17 Ways Co-Working Has Literally Changed Everything

Forbes made the point of how the Apple iPhone upended Nokia’s dominance in the cell phone industry and compares that to the way that WeWork and new co-working models have changed everything. It’s changed the types of places where offices are located, it’s changed the way that offices are designed, and it has changed the way companies target workers.

  1.     A building is no longer necessary to run a legitimate business. Businesses and workers have way more flexibility over where they work than ever before and it is not necessarily an office building.
  2.     Activity-Based Work (ABW) describes how work is organized now. Some jobs do not require a solitary desk and computer. Workspaces are now being crafted to fit the type of work or activity being done.
  3.     The office space itself is now being used as a way to attract talented workers. How flexible, modern, tech advanced, and enjoyable an office is, is as much of the pitch for employers as salary and vacation time.
  4.     Selling office space to new tenants is forcing landlord’s and building owners to make nearby amenities part of the selling point – on-site cafes, free employee gym memberships, shopping centers within walking distance, etc.
  5.    Traditional models of workers advertising themselves to businesses is reversing to where now businesses are using branding techniques to market the company or business itself to workers.
  6.     Employers are part of the equation for workers who are taking advantage of the carless trend. Eliminating parking spaces and in turn providing free shuttles, Uber or Lyft rides, or locating near public transportation is one way co-working is changing office design.
  7.     Offices are housing fewer and fewer workers and thus are shrinking. There is far less need for skyscraping office buildings or traditional office campuses now that there are so many flexible co-working models businesses can utilize for far less overhead.
  8.     Like hotels, offices are catering to their workers.
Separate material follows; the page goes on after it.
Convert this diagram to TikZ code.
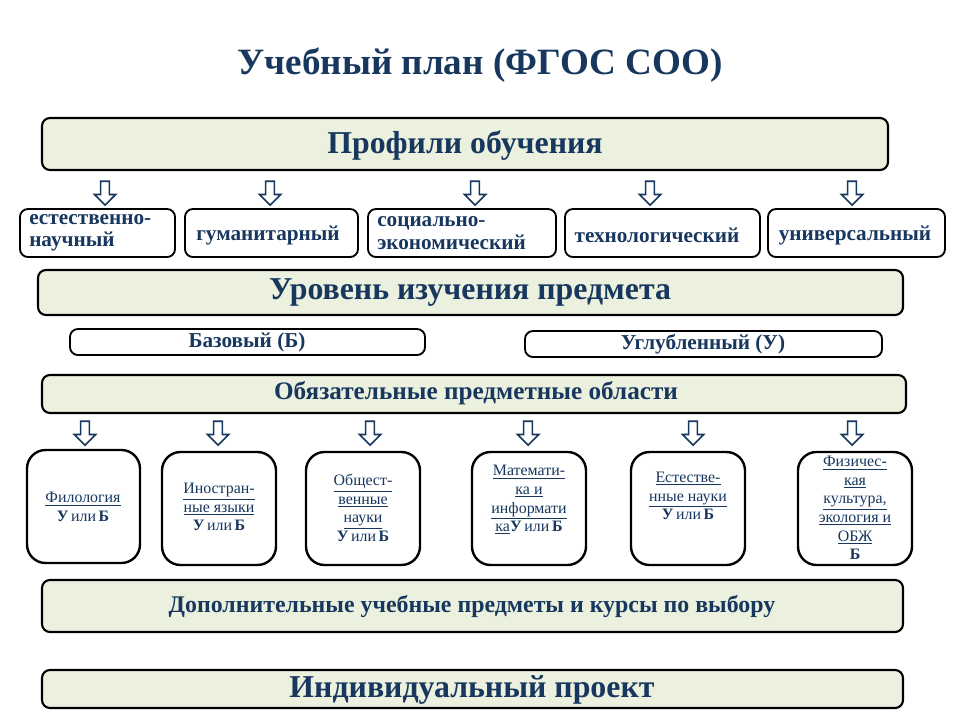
\documentclass[tikz,border=0pt]{standalone}
\usepackage{fontspec}
\setmainfont{Liberation Serif}
\usetikzlibrary{shapes.arrows}
\definecolor{navy}{HTML}{17375E}
\definecolor{panel}{HTML}{EBF1DE}
\newcommand{\ulx}[1]{\underline{#1}}
\newcommand{\UB}{\textbf{\large У}\,или\,\textbf{\large Б}}
\begin{document}
\begin{tikzpicture}[
        x=0.0265cm, y=-0.0265cm,
        band/.style={draw=black, line width=1.6pt, fill=panel, rounded corners=6pt},
        profile/.style={draw=black, line width=1.4pt, fill=white, rounded corners=6pt},
        subject/.style={draw=black, line width=1.8pt, fill=white, rounded corners=14pt},
        label/.style={text=navy, font=\bfseries\fontsize{16}{17}\selectfont},
        sublabel/.style={text=navy, align=center, inner sep=0pt, font=\fontsize{12}{14}\selectfont},
        downarrow/.style={single arrow, draw=navy, line width=1.2pt, fill=white, shape border rotate=270, minimum height=18pt, minimum width=16pt, single arrow head extend=3pt, inner sep=1.5pt}
    ]
    \useasboundingbox (0,0) rectangle (960,720);

    % Title
    \node[text=navy, font=\bfseries\fontsize{28}{30}\selectfont] (title) at (480,65) {Учебный план (ФГОС СОО)};

    % Profiles
    \draw[band] (42,118) rectangle (888,170);
    \node[label, font=\bfseries\fontsize{24}{26}\selectfont] (profiles) at (465,146) {Профили обучения};
    \foreach \x/\n in {105/a1, 270/a2, 475/a3, 650/a4, 852/a5}
        \node[downarrow] (\n) at (\x,191) {};

    \draw[profile] (20,209) rectangle (175,257);
    \node[label, align=left, anchor=west, inner sep=0pt] (estnauch) at (29,233) {естественно-\\научный};
    \draw[profile] (185,209) rectangle (358,257);
    \node[label] (guman) at (268,235) {гуманитарный};
    \draw[profile] (368,209) rectangle (556,257);
    \node[label, align=left, anchor=west, inner sep=0pt] (socek) at (377,233) {социально-\\экономический};
    \draw[profile] (565,209) rectangle (760,257);
    \node[label] (tech) at (657,235) {технологический};
    \draw[profile] (768,209) rectangle (945,257);
    \node[label] (univ) at (855,235) {универсальный};

    % Level
    \draw[band] (38,270) rectangle (903,315);
    \node[label, font=\bfseries\fontsize{24}{26}\selectfont] (level) at (470,293) {Уровень изучения предмета};
    \draw[profile] (70,329) rectangle (425,355);
    \node[label] (base) at (247,342) {Базовый (Б)};
    \draw[profile] (525,331) rectangle (882,357);
    \node[label] (deep) at (703,344) {Углубленный (У)};

    % Areas
    \draw[band] (42,375) rectangle (906,413);
    \node[label, font=\bfseries\fontsize{19}{21}\selectfont] (areas) at (476,393) {Обязательные предметные области};
    \foreach \x/\n in {85/b1, 218/b2, 370/b3, 528/b4, 693/b5, 852/b6}
        \node[downarrow] (\n) at (\x,431) {};

    \draw[subject] (27,450) rectangle (140,563);
    \node[sublabel] (filol) at (83,507) {\ulx{Филология}\\\UB};
    \draw[subject] (162,452) rectangle (276,565);
    \node[sublabel] (lang) at (219,507) {\ulx{Иностран-}\\\ulx{ные языки}\\\UB};
    \draw[subject] (306,452) rectangle (420,565);
    \node[sublabel] (soc) at (363,508) {\ulx{Общест-}\\\ulx{венные}\\\ulx{науки}\\\UB};
    \draw[subject] (472,452) rectangle (586,565);
    \node[sublabel] (math) at (529,500) {\ulx{Математи-}\\\ulx{ка и}\\\ulx{информати}\\\ulx{ка}\UB};
    \draw[subject] (631,452) rectangle (745,565);
    \node[sublabel] (nat) at (688,496) {\ulx{Естестве-}\\\ulx{нные науки}\\\UB};
    \draw[subject] (798,452) rectangle (912,565);
    \node[sublabel] (phys) at (855,508) {\ulx{Физичес-}\\\ulx{кая}\\\ulx{культура,}\\\ulx{экология и}\\\ulx{ОБЖ}\\\textbf{\large Б}};

    % Extra
    \draw[band] (42,580) rectangle (903,632);
    \node[label, font=\bfseries\fontsize{18}{20}\selectfont] (extra) at (472,607) {Дополнительные учебные предметы и курсы по выбору};
    \draw[band] (42,670) rectangle (903,708);
    \node[label, font=\bfseries\fontsize{24}{26}\selectfont] (project) at (472,690) {Индивидуальный проект};
\end{tikzpicture}
\end{document}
Providing lifestyle amenities like daycare, laundry service, spa treatments on-site, showers, even sleeping rooms are ways offices are completely changing.
  9.     Employees have more of a say over their working environment, work style, work schedule, and work itself. Younger workers prefer to be free to experiment and innovate which is translating into experimental and innovative ways of designing workspaces based on what workers want – bottom up, not top down.
  10. Vanishing entirely from the office landscape are the old economy office setups with corner offices and cubicle farms. New office spaces look more like café lounges and college campuses, complete with restaurants, entertainment, and shopping.
  11. Collaboration includes open community spaces inside the office campus where workers from other businesses can mingle and share ideas. Offices are being designed to create more serendipitous encounters like this.
  12. Traditional spaces like conference rooms and offices will be reserved for formal work as opposed to daily work. For example, when guests visit the office, otherwise meeting spaces for employees are filled with plush couches and AV equipment for more informal meetings.
  13. Businesses are using the work-from-home trend to make office spaces more attractive. That includes providing the comforts of home – free gourmet meals on-site, personal delivery service, etc. – to the office.
  14.  Starting this year, more offices are going to begin making new co-working schedules official by making it policy, providing further evidence of the belief in the staying power of new co-working models coming from business owners.
  15.  In about a decade, experts predict that close to a third of office space will be categorized as “flexible” based on 22% growth in the flex office sector for the past seven years. Traditional office only grew at a 1% rate over the same period.
  16.  Old shopping centers and city malls are being transformed into new office campuses that look more like entertainment centers than offices; where gyms, lounges, cafes, and meeting spaces are to be shared by all business tenants.
  17. Like the cell phone made it so that we could be reached at anytime whether we were at home or not, work itself can happen at any time and from anywhere – completely upending the commercial office space.